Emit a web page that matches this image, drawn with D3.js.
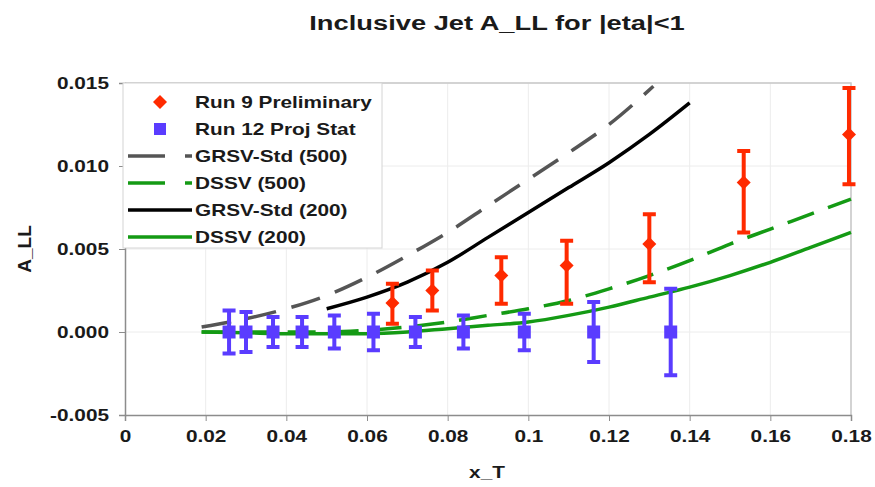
<!DOCTYPE html>
<html>
<head>
<meta charset="utf-8">
<script src="https://cdn.jsdelivr.net/npm/d3@7"></script>
<style>
  body { margin: 0; background: #fff; }
  text { font-family: Arial, "Liberation Sans", sans-serif; font-weight: bold; fill: #1a1a1a; }
</style>
</head>
<body>
<div id="chart"></div>
<script>
// tick values / labels
const xTicks = [0, 0.02, 0.04, 0.06, 0.08, 0.1, 0.12, 0.14, 0.16, 0.18];
const xTickLabels = ['0', '0.02', '0.04', '0.06', '0.08', '0.1', '0.12', '0.14', '0.16', '0.18'];
const yTicks = [-0.005, 0, 0.005, 0.01, 0.015];
const yTickLabels = ['-0.005', '0.000', '0.005', '0.010', '0.015'];

// Run 9 Preliminary (points with asymmetric error bars)
const run9X = [0.0663, 0.0762, 0.0933, 0.1095, 0.130, 0.1534, 0.1795];
const run9Y = [0.00175, 0.0025, 0.0034, 0.0040, 0.0053, 0.0090, 0.0119];
const run9Lo = [0.0005, 0.0013, 0.0017, 0.0017, 0.0030, 0.0060, 0.0089];
const run9Hi = [0.0029, 0.0037, 0.0045, 0.0055, 0.0071, 0.0109, 0.0147];

// Run 12 Proj Stat
const run12X = [0.0258, 0.030, 0.0367, 0.0439, 0.0519, 0.0616, 0.072, 0.0839, 0.099, 0.1162, 0.1353];
const run12Y = [0, 0, 0, 0, 0, 0, 0, 0, 0, 0, 0];
const run12Err = [0.0013, 0.0012, 0.0009, 0.0009, 0.0010, 0.0011, 0.0009, 0.0010, 0.0011, 0.0018, 0.0026];

// theory curves
const grsv500X = [0.019, 0.03, 0.04, 0.05, 0.06, 0.07, 0.08, 0.09, 0.10, 0.11, 0.12, 0.131];
const grsv500Y = [0.0003, 0.0008, 0.0014, 0.0022, 0.0033, 0.0046, 0.0060, 0.0076, 0.0092, 0.0108, 0.0125, 0.0148];
const grsv200X = [0.05, 0.06, 0.07, 0.08, 0.09, 0.10, 0.11, 0.12, 0.13, 0.14];
const grsv200Y = [0.0014, 0.0021, 0.0030, 0.0042, 0.0057, 0.0072, 0.0087, 0.0102, 0.0119, 0.0138];
const dssvX = [0.019, 0.03, 0.04, 0.05, 0.06, 0.07, 0.08, 0.09, 0.10, 0.11, 0.12, 0.13, 0.14, 0.15, 0.16, 0.17, 0.18];
const dssv500Y = [0.0000, 0.0000, 0.0000, 0.0000, 0.0001, 0.0003, 0.0006, 0.0010, 0.0014, 0.0019, 0.0026, 0.0034, 0.0043, 0.0053, 0.0062, 0.0071, 0.0080];
const dssv200Y = [0.0000, -0.00005, -0.0001, -0.0001, -0.0001, 0.0000, 0.0002, 0.0004, 0.0006, 0.0010, 0.0015, 0.0021, 0.0027, 0.0034, 0.0042, 0.0051, 0.0060];

const legendLabels = ['Run 9 Preliminary', 'Run 12 Proj Stat', 'GRSV-Std (500)', 'DSSV (500)', 'GRSV-Std (200)', 'DSSV (200)'];

const RED = '#ff2a00', BLUE = '#5a3cff', GREEN = '#149a14', GRAY = '#555555';
const stretch = 1.3;   // the reference text is wider than plain Arial

const width = 875, height = 487;
const plot = {left: 125, right: 851, top: 83, bottom: 415};

const svg = d3.select('#chart').append('svg')
    .attr('width', width)
    .attr('height', height);

const x = d3.scaleLinear().domain([0, 0.18]).range([plot.left, plot.right]);
const y = d3.scaleLinear().domain([-0.005, 0.015]).range([plot.bottom, plot.top]);

// grid
svg.append('g').selectAll('line')
    .data(yTicks.slice(1))
    .join('line')
    .attr('x1', plot.left).attr('x2', plot.right)
    .attr('y1', d => y(d)).attr('y2', d => y(d))
    .attr('stroke', '#ececec');
svg.append('g').selectAll('line')
    .data(xTicks.slice(1))
    .join('line')
    .attr('x1', d => x(d)).attr('x2', d => x(d))
    .attr('y1', plot.top).attr('y2', plot.bottom)
    .attr('stroke', '#ececec');

// frame (top / right)
svg.append('path')
    .attr('d', `M${plot.left},${plot.top}H${plot.right}V${plot.bottom}`)
    .attr('fill', 'none')
    .attr('stroke', '#c8c8c8')
    .attr('stroke-width', 1.5);

// axes
const xAxis = d3.axisBottom(x).tickValues(xTicks)
    .tickFormat((d, i) => xTickLabels[i]).tickSizeOuter(0).tickSize(6);
const yAxis = d3.axisLeft(y).tickValues(yTicks)
    .tickFormat((d, i) => yTickLabels[i]).tickSizeOuter(0).tickSize(6);

const xAxisG = svg.append('g')
    .attr('transform', `translate(0,${plot.bottom})`)
    .call(xAxis);
const yAxisG = svg.append('g')
    .attr('transform', `translate(${plot.left},0)`)
    .call(yAxis);

[xAxisG, yAxisG].forEach(g => {
  g.select('.domain').attr('stroke', '#8c8c8c').attr('stroke-width', 1.5);
  g.selectAll('.tick line').attr('stroke', '#8c8c8c');
  g.selectAll('.tick text')
      .attr('font-size', 16)
      .attr('fill', '#1a1a1a')
      .attr('font-family', 'Arial, "Liberation Sans", sans-serif');
});
xAxisG.selectAll('.tick text').attr('y', 16).attr('transform', `scale(${stretch},1)`);
yAxisG.selectAll('.tick text').attr('x', -16 / stretch).attr('transform', `scale(${stretch},1)`);

// curves
const line = d3.line().x(d => x(d[0])).y(d => y(d[1])).curve(d3.curveMonotoneX);
const curves = [
  {xs: grsv500X, ys: grsv500Y, color: GRAY, dash: '30,16'},
  {xs: dssvX, ys: dssv500Y, color: GREEN, dash: '28,15'},
  {xs: grsv200X, ys: grsv200Y, color: '#000', dash: null},
  {xs: dssvX, ys: dssv200Y, color: GREEN, dash: null}
];
svg.append('g').selectAll('path')
    .data(curves)
    .join('path')
    .attr('d', c => line(c.xs.map((v, i) => [v, c.ys[i]])))
    .attr('fill', 'none')
    .attr('stroke', c => c.color)
    .attr('stroke-width', 3.5)
    .attr('stroke-dasharray', c => c.dash);

// Run 12 points
const run12 = run12X.map((v, i) => ({x: v, y: run12Y[i], lo: run12Y[i] - run12Err[i], hi: run12Y[i] + run12Err[i]}));
const r12 = svg.append('g').selectAll('g').data(run12).join('g');
r12.append('path')
    .attr('d', d => `M${x(d.x)},${y(d.lo)}V${y(d.hi)}M${x(d.x) - 6.5},${y(d.lo)}h13M${x(d.x) - 6.5},${y(d.hi)}h13`)
    .attr('stroke', BLUE).attr('stroke-width', 4).attr('fill', 'none');
r12.append('rect')
    .attr('x', d => x(d.x) - 6.5).attr('y', d => y(d.y) - 6.5)
    .attr('width', 13).attr('height', 13)
    .attr('fill', BLUE);

// Run 9 points
const run9 = run9X.map((v, i) => ({x: v, y: run9Y[i], lo: run9Lo[i], hi: run9Hi[i]}));
const r9 = svg.append('g').selectAll('g').data(run9).join('g');
r9.append('path')
    .attr('d', d => `M${x(d.x)},${y(d.lo)}V${y(d.hi)}M${x(d.x) - 6.5},${y(d.lo)}h13M${x(d.x) - 6.5},${y(d.hi)}h13`)
    .attr('stroke', RED).attr('stroke-width', 4).attr('fill', 'none');
r9.append('path')
    .attr('d', d => `M${x(d.x)},${y(d.y) - 7}l7,7l-7,7l-7,-7z`)
    .attr('fill', RED);

// legend
const legend = svg.append('g');
legend.append('rect')
    .attr('x', 123).attr('y', 83).attr('width', 259).attr('height', 165)
    .attr('fill', '#fff').attr('stroke', '#d4d4d4');
const rowY = i => 102 + i * 27;
legend.append('path')
    .attr('d', `M160,${rowY(0) - 7}l7,7l-7,7l-7,-7z`).attr('fill', RED);
legend.append('rect')
    .attr('x', 154).attr('y', rowY(1) - 6).attr('width', 12).attr('height', 12).attr('fill', BLUE);
curves.forEach((c, k) => {
  legend.append('line')
      .attr('x1', 128).attr('x2', 192)
      .attr('y1', rowY(k + 2)).attr('y2', rowY(k + 2))
      .attr('stroke', c.color).attr('stroke-width', 3.5)
      .attr('stroke-dasharray', c.dash ? '37,20' : null);
});
legendLabels.forEach((t, i) => {
  legend.append('text')
      .attr('transform', `translate(195,${rowY(i) + 6}) scale(${stretch},1)`)
      .attr('font-size', 16)
      .text(t);
});

// titles
svg.append('text')
    .attr('transform', `translate(497,30) scale(${stretch},1)`)
    .attr('text-anchor', 'middle')
    .attr('font-size', 21)
    .text('Inclusive Jet A_LL for |eta|<1');

svg.append('text')
    .attr('transform', `translate(487,478) scale(${stretch},1)`)
    .attr('text-anchor', 'middle')
    .attr('font-size', 16)
    .text('x_T');

svg.append('text')
    .attr('transform', 'translate(31,249) rotate(-90)')
    .attr('text-anchor', 'middle')
    .attr('font-size', 19)
    .text('A_LL');
</script>
</body>
</html>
☆ ☆ ☆ ☆ ☆
Take the material above from its first line through the line holding "0.0011, 0.0018, 0.0026];" and set it down exactly, without the pictures.

> Result of this exercise:
Emit a web page that matches this image, drawn with D3.js.
<!DOCTYPE html>
<html>
<head>
<meta charset="utf-8">
<script src="https://cdn.jsdelivr.net/npm/d3@7"></script>
<style>
  body { margin: 0; background: #fff; }
  text { font-family: Arial, "Liberation Sans", sans-serif; font-weight: bold; fill: #1a1a1a; }
</style>
</head>
<body>
<div id="chart"></div>
<script>
// tick values / labels
const xTicks = [0, 0.02, 0.04, 0.06, 0.08, 0.1, 0.12, 0.14, 0.16, 0.18];
const xTickLabels = ['0', '0.02', '0.04', '0.06', '0.08', '0.1', '0.12', '0.14', '0.16', '0.18'];
const yTicks = [-0.005, 0, 0.005, 0.01, 0.015];
const yTickLabels = ['-0.005', '0.000', '0.005', '0.010', '0.015'];

// Run 9 Preliminary (points with asymmetric error bars)
const run9X = [0.0663, 0.0762, 0.0933, 0.1095, 0.130, 0.1534, 0.1795];
const run9Y = [0.00175, 0.0025, 0.0034, 0.0040, 0.0053, 0.0090, 0.0119];
const run9Lo = [0.0005, 0.0013, 0.0017, 0.0017, 0.0030, 0.0060, 0.0089];
const run9Hi = [0.0029, 0.0037, 0.0045, 0.0055, 0.0071, 0.0109, 0.0147];

// Run 12 Proj Stat
const run12X = [0.0258, 0.030, 0.0367, 0.0439, 0.0519, 0.0616, 0.072, 0.0839, 0.099, 0.1162, 0.1353];
const run12Y = [0, 0, 0, 0, 0, 0, 0, 0, 0, 0, 0];
const run12Err = [0.0013, 0.0012, 0.0009, 0.0009, 0.0010, 0.0011, 0.0009, 0.0010, 0.0011, 0.0018, 0.0026];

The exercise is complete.